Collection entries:

= = = =

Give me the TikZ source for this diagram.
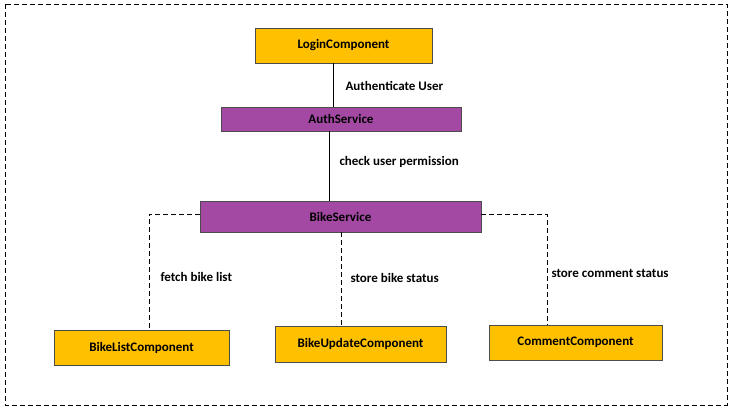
\documentclass[tikz,border=0pt]{standalone}
\usepackage{fontspec}
\setmainfont{Carlito}
\begin{document}
\begin{tikzpicture}[x=1pt,y=-1pt,
  yb/.style={draw=black!70,fill={rgb,255:red,255;green,192;blue,0},font=\bfseries\fontsize{13}{15}\selectfont,inner sep=0pt},
  pb/.style={draw=black!70,fill={rgb,255:red,163;green,73;blue,164},font=\bfseries\fontsize{13}{15}\selectfont,inner sep=0pt},
  lbl/.style={font=\bfseries\fontsize{13}{15}\selectfont,anchor=west},
  dl/.style={dashed,dash pattern=on 5pt off 3pt,black}]
\useasboundingbox (0,0) rectangle (733,414);
\draw[dl] (5,4) rectangle (727,405);
\node[yb,minimum width=177,minimum height=35] (login) at (343.5,45.5) {LoginComponent};
\node[pb,minimum width=240,minimum height=24] (auth) at (341,119) {AuthService};
\node[pb,minimum width=281,minimum height=31] (bike) at (340.5,216.5) {BikeService};
\node[yb,minimum width=175,minimum height=35] (blist) at (141.5,347.5) {BikeListComponent};
\node[yb,minimum width=171,minimum height=36] (bupd) at (360.5,344) {BikeUpdateComponent};
\node[yb,minimum width=173,minimum height=35] (comm) at (575.5,342.5) {CommentComponent};
\draw (login.south -| 333,0) -- (auth.north -| 333,0);
\draw (auth.south -| 329,0) -- (bike.north -| 329,0);
\draw[dl] (bike.west |- 0,214) -- (149,214) -- (blist.north -| 149,0);
\draw[dl] (bike.south -| 341,0) -- (bupd.north -| 341,0);
\draw[dl] (bike.east |- 0,214) -- (547,214) -- (comm.north -| 547,0);
\node[lbl] (l1) at (342,86) {Authenticate User};
\node[lbl] (l2) at (336,162) {check user permission};
\node[lbl] (l3) at (157,277) {fetch bike list};
\node[lbl] (l4) at (347,278) {store bike status};
\node[lbl] (l5) at (548,273) {store comment status};
\end{tikzpicture}
\end{document}
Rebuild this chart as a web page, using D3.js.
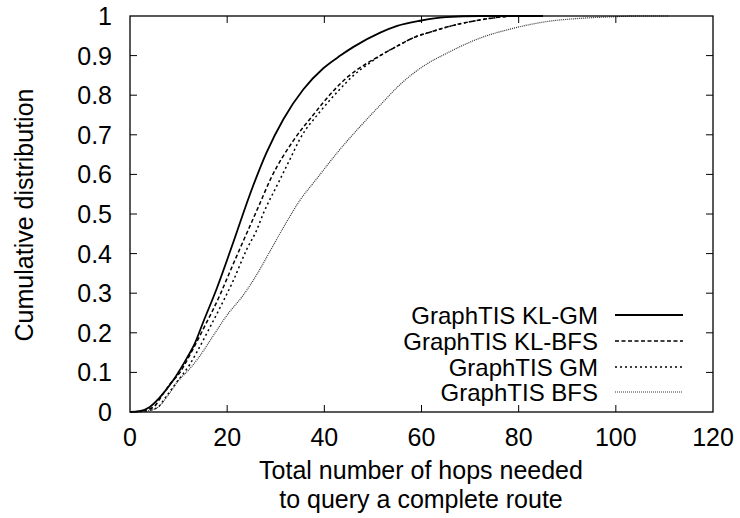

= = = =

• Task: Retype all of the entries exactly as written, leaving out any images.

• Output for this task:
Give me the TikZ source for this diagram.
\documentclass[tikz,border=0pt]{standalone}
\usepackage{fontspec}
\setmainfont{Carlito}
\begin{document}
\begin{tikzpicture}[x=1pt,y=-1pt,
  yb/.style={draw=black!70,fill={rgb,255:red,255;green,192;blue,0},font=\bfseries\fontsize{13}{15}\selectfont,inner sep=0pt},
  pb/.style={draw=black!70,fill={rgb,255:red,163;green,73;blue,164},font=\bfseries\fontsize{13}{15}\selectfont,inner sep=0pt},
  lbl/.style={font=\bfseries\fontsize{13}{15}\selectfont,anchor=west},
  dl/.style={dashed,dash pattern=on 5pt off 3pt,black}]
\useasboundingbox (0,0) rectangle (733,414);
\draw[dl] (5,4) rectangle (727,405);
\node[yb,minimum width=177,minimum height=35] (login) at (343.5,45.5) {LoginComponent};
\node[pb,minimum width=240,minimum height=24] (auth) at (341,119) {AuthService};
\node[pb,minimum width=281,minimum height=31] (bike) at (340.5,216.5) {BikeService};
\node[yb,minimum width=175,minimum height=35] (blist) at (141.5,347.5) {BikeListComponent};
\node[yb,minimum width=171,minimum height=36] (bupd) at (360.5,344) {BikeUpdateComponent};
\node[yb,minimum width=173,minimum height=35] (comm) at (575.5,342.5) {CommentComponent};
\draw (login.south -| 333,0) -- (auth.north -| 333,0);
\draw (auth.south -| 329,0) -- (bike.north -| 329,0);
\draw[dl] (bike.west |- 0,214) -- (149,214) -- (blist.north -| 149,0);
\draw[dl] (bike.south -| 341,0) -- (bupd.north -| 341,0);
\draw[dl] (bike.east |- 0,214) -- (547,214) -- (comm.north -| 547,0);
\node[lbl] (l1) at (342,86) {Authenticate User};
\node[lbl] (l2) at (336,162) {check user permission};
\node[lbl] (l3) at (157,277) {fetch bike list};
\node[lbl] (l4) at (347,278) {store bike status};
\node[lbl] (l5) at (548,273) {store comment status};
\end{tikzpicture}
\end{document}
Rebuild this chart as a web page, using D3.js.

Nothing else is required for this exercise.